Vaccines can cause certain side effects but serious ones appear very rare — and there's no link with autism and Type 1 diabetes, the Institute of Medicine says in the first comprehensive safety review in 17 years.
The report released Thursday isn't aimed at nervous parents. And the side effects it lists as proven are some that doctors long have known about, such as fever-caused seizures and occasional brain inflammation.
Instead, the review comes at the request of the government's Vaccine Injury Compensation Program, which as the name implies, pays damages to people who are injured by vaccines. Federal law requires this type of independent review as officials update side effects on that list to be sure they agree with the latest science.
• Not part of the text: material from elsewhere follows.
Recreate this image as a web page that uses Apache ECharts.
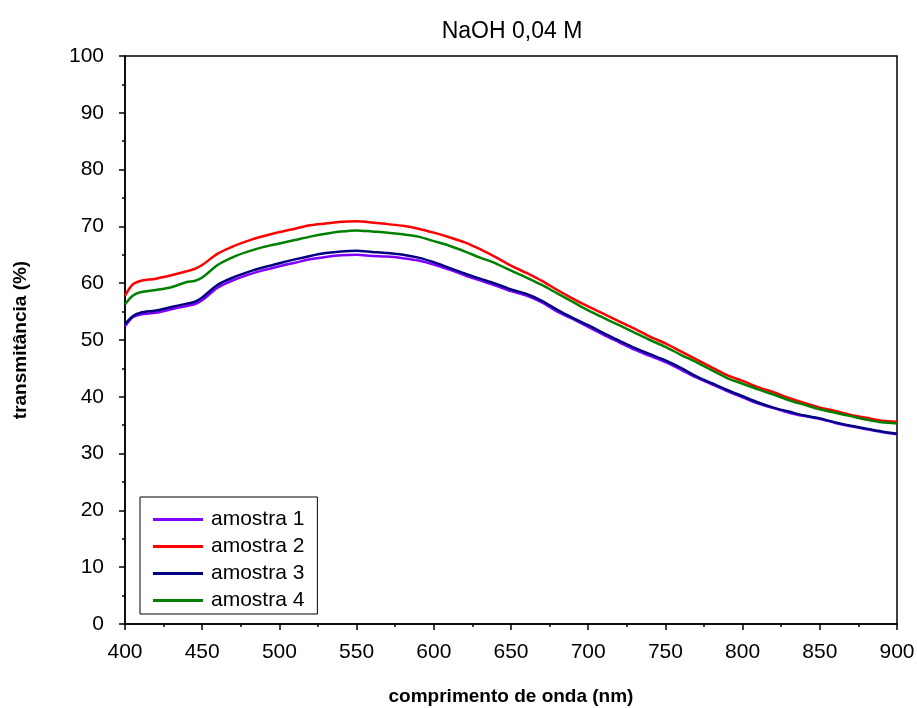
<!DOCTYPE html>
<html>
<head>
<meta charset="utf-8">
<script src="https://cdn.jsdelivr.net/npm/echarts@6/dist/echarts.min.js"></script>
<style>
html,body{margin:0;padding:0;background:#fff;}
#chart{width:917px;height:708px;}
</style>
</head>
<body>
<div id="chart"></div>
<script>
const wavelengths = [400,405,410,420,430,440,445,450,460,470,480,490,500,510,520,530,540,550,560,570,580,590,600,610,620,630,640,650,660,670,680,690,700,710,720,730,740,750,760,770,780,790,800,810,820,830,840,850,860,870,880,890,900];
const amostra1 = [52.4,54.0,54.5,54.8,55.4,56.0,56.3,57.0,59.2,60.5,61.5,62.3,63.0,63.6,64.2,64.6,64.9,65.0,64.8,64.7,64.4,64.0,63.3,62.4,61.4,60.5,59.6,58.6,57.8,56.6,55.0,53.7,52.3,50.9,49.6,48.3,47.2,46.1,44.8,43.4,42.2,41.0,39.9,38.8,38.0,37.2,36.6,36.1,35.4,34.8,34.3,33.8,33.4];
const amostra2 = [57.8,59.8,60.4,60.8,61.4,62.1,62.5,63.2,65.2,66.5,67.5,68.3,69.0,69.6,70.2,70.5,70.8,70.9,70.7,70.4,70.1,69.6,68.9,68.1,67.2,66.0,64.6,63.1,61.8,60.4,58.8,57.3,55.9,54.6,53.3,52.0,50.6,49.4,48.0,46.6,45.2,43.8,42.8,41.7,40.8,39.8,38.9,38.1,37.5,36.8,36.3,35.8,35.6];
const amostra3 = [52.8,54.2,54.8,55.2,55.8,56.4,56.7,57.5,59.7,61.0,62.0,62.8,63.5,64.2,64.8,65.3,65.6,65.7,65.5,65.3,65.0,64.5,63.7,62.7,61.7,60.8,59.9,58.9,58.1,56.9,55.3,53.9,52.6,51.2,49.9,48.6,47.5,46.4,45.1,43.6,42.4,41.2,40.1,39.0,38.1,37.4,36.7,36.2,35.5,34.9,34.4,33.9,33.5];
const amostra4 = [56.3,57.8,58.4,58.8,59.3,60.2,60.4,61.0,63.2,64.6,65.6,66.4,67.0,67.6,68.2,68.7,69.1,69.3,69.1,68.9,68.6,68.2,67.4,66.6,65.6,64.5,63.5,62.2,61.0,59.7,58.2,56.7,55.2,53.9,52.6,51.3,50.0,48.8,47.4,46.1,44.7,43.3,42.3,41.3,40.4,39.4,38.6,37.8,37.2,36.6,36.0,35.5,35.3];
const seriesNames = ['amostra 1','amostra 2','amostra 3','amostra 4'];
const seriesColors = ['#8000ff','#ff0000','#000080','#008000'];
const xTicks = [400,450,500,550,600,650,700,750,800,850,900];
const yTicks = [0,10,20,30,40,50,60,70,80,90,100];

const allData = [amostra1, amostra2, amostra3, amostra4];
const font = "'Liberation Sans', Arial, sans-serif";

const chart = echarts.init(document.getElementById('chart'));
chart.setOption({
  animation: false,
  backgroundColor: '#fff',
  title: {
    text: 'NaOH 0,04 M',
    left: 507, textAlign: 'center', top: 15,
    textStyle: {fontFamily: font, fontSize: 23, fontWeight: 'normal', color: '#000'}
  },
  legend: {
    data: seriesNames,
    orient: 'vertical',
    left: 140, top: 497,
    padding: [12, 13, 3, 13],
    borderColor: '#000', borderWidth: 1,
    icon: 'rect',
    itemWidth: 50, itemHeight: 3,
    itemGap: 6,
    textStyle: {fontFamily: font, fontSize: 21, color: '#000', padding: [0,0,0,3]}
  },
  grid: {
    left: 125, right: 20, top: 56, bottom: 84,
    containLabel: false, outerBoundsMode: 'none',
    show: true, borderColor: '#000', borderWidth: 1.5
  },
  xAxis: {
    type: 'value', min: 400, max: 900, interval: 50,
    name: 'comprimento de onda (nm)', nameLocation: 'middle', nameGap: 63,
    nameTextStyle: {fontFamily: font, fontSize: 19, fontWeight: 'bold', color: '#000'},
    axisLine: {show: true, onZero: false, lineStyle: {color: '#000', width: 1.5}},
    axisTick: {show: true, length: 6, inside: false, lineStyle: {color: '#000', width: 1.5}},
    minorTick: {show: true, splitNumber: 2, length: 3, lineStyle: {color: '#000', width: 1.5}},
    axisLabel: {fontFamily: font, fontSize: 21, color: '#000', margin: 18,
      formatter: v => xTicks.includes(v) ? String(v) : ''},
    splitLine: {show: false}
  },
  yAxis: {
    type: 'value', min: 0, max: 100, interval: 10,
    name: 'transmitância (%)', nameLocation: 'middle', nameGap: 95,
    nameTextStyle: {fontFamily: font, fontSize: 19, fontWeight: 'bold', color: '#000'},
    axisLine: {show: true, onZero: false, lineStyle: {color: '#000', width: 1.5}},
    axisTick: {show: true, length: 6, inside: false, lineStyle: {color: '#000', width: 1.5}},
    minorTick: {show: true, splitNumber: 2, length: 3, lineStyle: {color: '#000', width: 1.5}},
    axisLabel: {fontFamily: font, fontSize: 21, color: '#000', margin: 21,
      formatter: v => yTicks.includes(v) ? String(v) : ''},
    splitLine: {show: false}
  },
  series: allData.map((arr, i) => ({
    name: seriesNames[i],
    type: 'line',
    data: wavelengths.map((w, j) => [w, arr[j]]),
    showSymbol: false,
    symbol: 'none',
    smooth: 0.3,
    color: seriesColors[i],
    lineStyle: {color: seriesColors[i], width: 2.5},
    z: [2,3,4,3][i]
  }))
});
</script>
</body>
</html>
"Vaccines are important tools in preventing serious infectious disease across the lifespan, from infancy through adulthood. All health care interventions, however, carry the possibility of risk and vaccines are no exception," said pediatrician and bioethicist Dr. Ellen Wright Clayton of Vanderbilt University, who chaired the institute panel.
Still, the report stresses that vaccines generally are safe, and it may help doctors address worries from a small but vocal anti-vaccine movement. Some vaccine-preventable diseases, including measles, are on the rise.
"I am hopeful that it will allay some people's concerns," Clayton said.
The review echoed numerous other scientific reports that dismiss an autism link.
But it found convincing evidence of 14 side effects:
—Fever-triggered seizures, which seldom cause long-term consequences, from the measles-mumps-rubella, or MMR, vaccine.
—MMR also can cause a rare form of brain inflammation in some people with immune problems.
—The varicella vaccine against chickenpox sometimes triggers that viral infection, resulting in widespread chickenpox or a painful relative called shingles. It also occasionally can lead to pneumonia, hepatitis or meningitis.
—Six vaccines — MMR and the chickenpox, hepatitis B, meningococcal and tetanus-containing vaccines — can cause severe allergic reactions known as anaphylaxis.
—Vaccines in general sometimes trigger fainting or a type of shoulder inflammation.
There's suggestive evidence but not proof of a few other side effects, including anaphylaxis from the human papillomavirus, or HPV, vaccine and short-term joint pain in some women and children from the MMR vaccine.
On the other hand, the report cleared flu shots of blame for two long-suspected side effects: Bell's palsy and worsening of asthma.
That doesn't mean there aren't other side effects — the review couldn't find enough evidence to decide about more than 100 other possibilities. Some vaccines are just too new to link to something really rare. Another example: Flu shots have long come with a caution about rare, paralyzing Guillain-Barre syndrome, but Clayton said research hasn't settled if that's a coincidence since the disorder is more common during the winter.
The Health Resources and Services Administration, which runs the vaccine compensation program, is reviewing the report but said it's too early to predict if it will prompt changes to the injury list.